The divisibility rules for 7 and 11 are complicated enough that for this number it’s better to just divide by hand. Then we also have to try 13, then 17… A-ha! 1343/17 is 79, which is another prime, so we have found the factorisation 1343 = 17 * 79. As we’ve seen, this process is much, much more complicated and takes more time than the multiplication.

The same goes for computers. For a classical computer, division takes 6 times longer than multiplication. And for numbers that are several dozens of digits long, the process of trial and error will take so long that it isn’t worth it to even try. This is in fact one of the main reasons why integer factorisation is widely used in cryptography.

The method works by multiplying two very long prime numbers A and B, and using their result as the public key. Each of the two people involved in sending the encrypted information hold one of the private keys, A or B, which is never revealed. They send the message with the public key to the other party, and if the other party can factorise it, they can read the message. If they have the other key, this should be easy – although it takes longer than multiplications, computers still handle divisions very well.

But if there’s a third party wanting to break into the conversation, they would need to factorise the large public key. There isn’t a smart trick to do this – the computer will have to try again and again, going through all the prime numbers as it tries to find the correct factorisation. (Of course more modern methods involve more numbers and arithmetic operations eg. exponentiation, modulus or taking remainder etc.).

Classically, it takes far too long to crack – hundreds of years, thousands of years or even more. But with quantum computers, where the processing rate is exponentially faster, there is a high chance they might be able to crack these factorisation problems in a reasonable amount of time. In 2016, scientists at MIT were able to reduce the number of qubits required to factorise the number 15 from twelve down to five qubits. Of course 15 is a small number which is easily factorised, but the hope os that as quantum computing grows, we will be able to factorise much bigger numbers.

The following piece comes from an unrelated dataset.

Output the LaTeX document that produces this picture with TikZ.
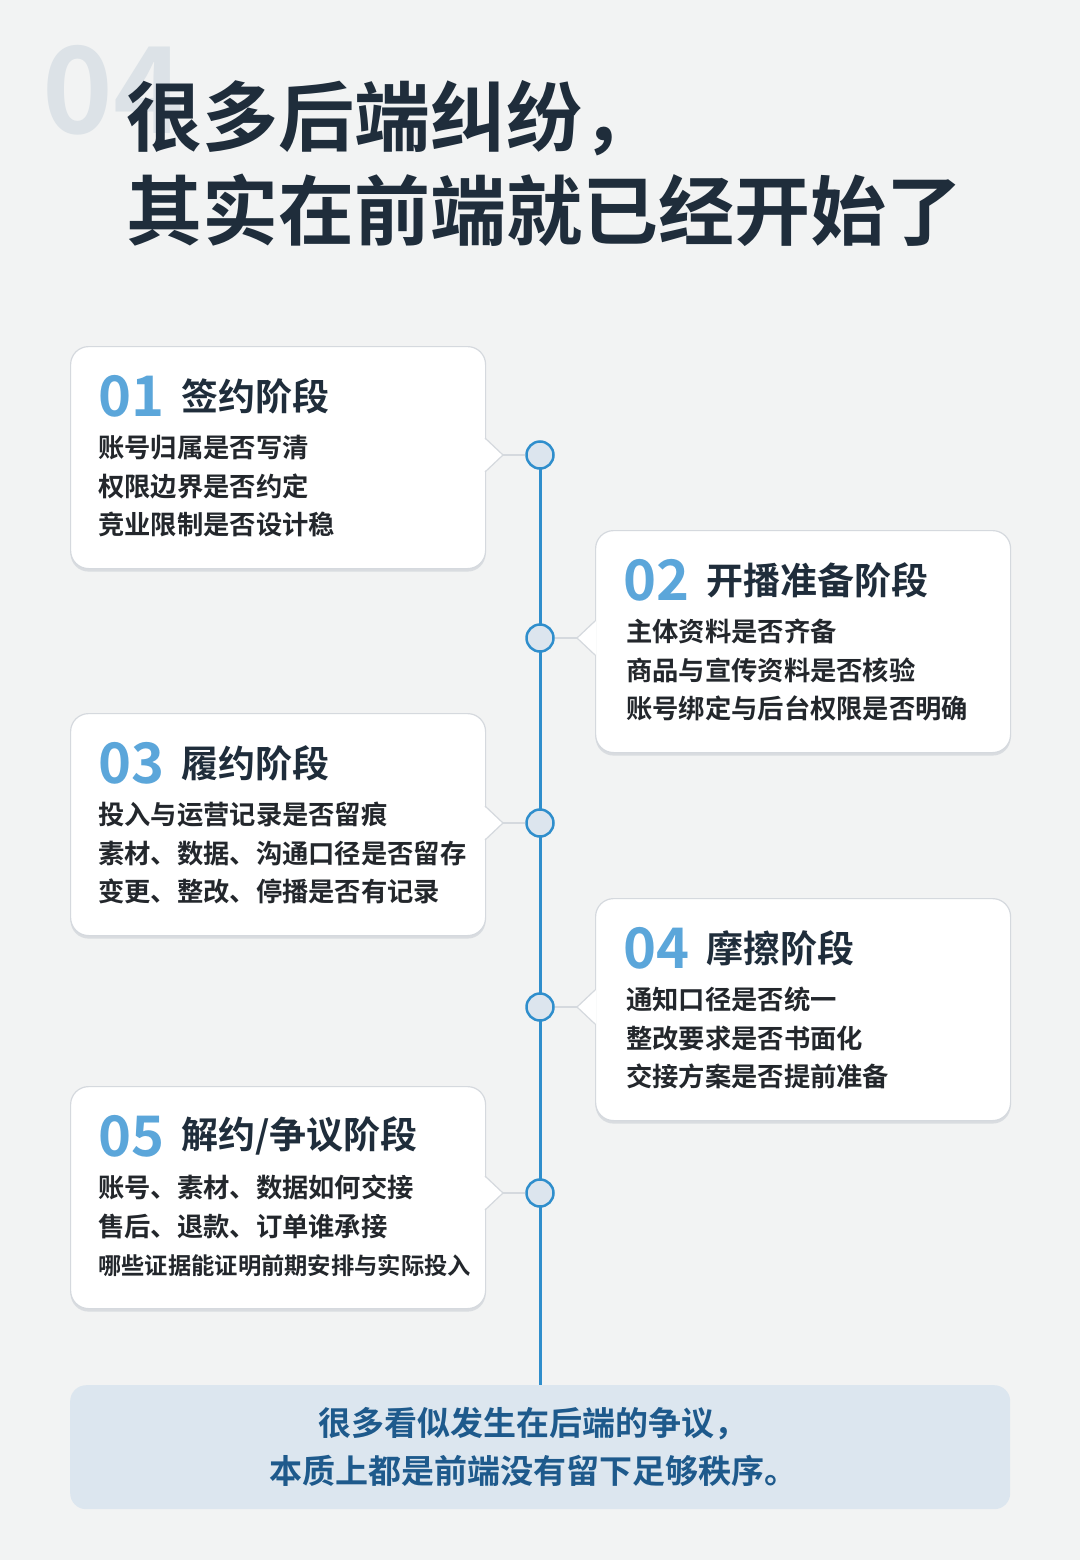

However, at this stage, you do not need to worry about your bank account, or some private messages getting broken into any time soon. Unlike the computational power of these qubits, which can’t realistically grow exponentially due to the limitations stated above, just by adding a few more digits to the prime number private key (or even better, a few more digits to the exponential!), the factorisation difficulty also rises exponentially.

A second important application of quantum computers comes in the form of optimisation. Imagine you are presented with a maze puzzle – how would you try to solve it? One approach might be to always go left or always right, and when you hit a dead end, trace back and try to follow another path. Our classical computer solves the maze in the same way: it tries every path possible until it encounters the solution.

In fact, this is also how the route finding feature on Google Maps works, using a “fancier” type of search called Dijkstra’s algorithm. (We won’t go into the details of this algorithm here, but in short it takes one starting node A, and calculates the distance between that node and the other nodes it is connected to. Node A is then “removed” and the process is repeated for each of the other nodes until we have a shortest remaining path). With quantum computing, all of the possible routes (or distances) could be checked exponentially faster, and as such the optimal route found much more quickly.

All in all, I hope that through this short series of articles I’ve been able to convince you that whilst quantum computing is an exciting topic, it’s also very new and complex with many new things still be to invented and/or discovered. With many governments and organisations interested and investing in this field, it will surely bloom in the not-so-distant future.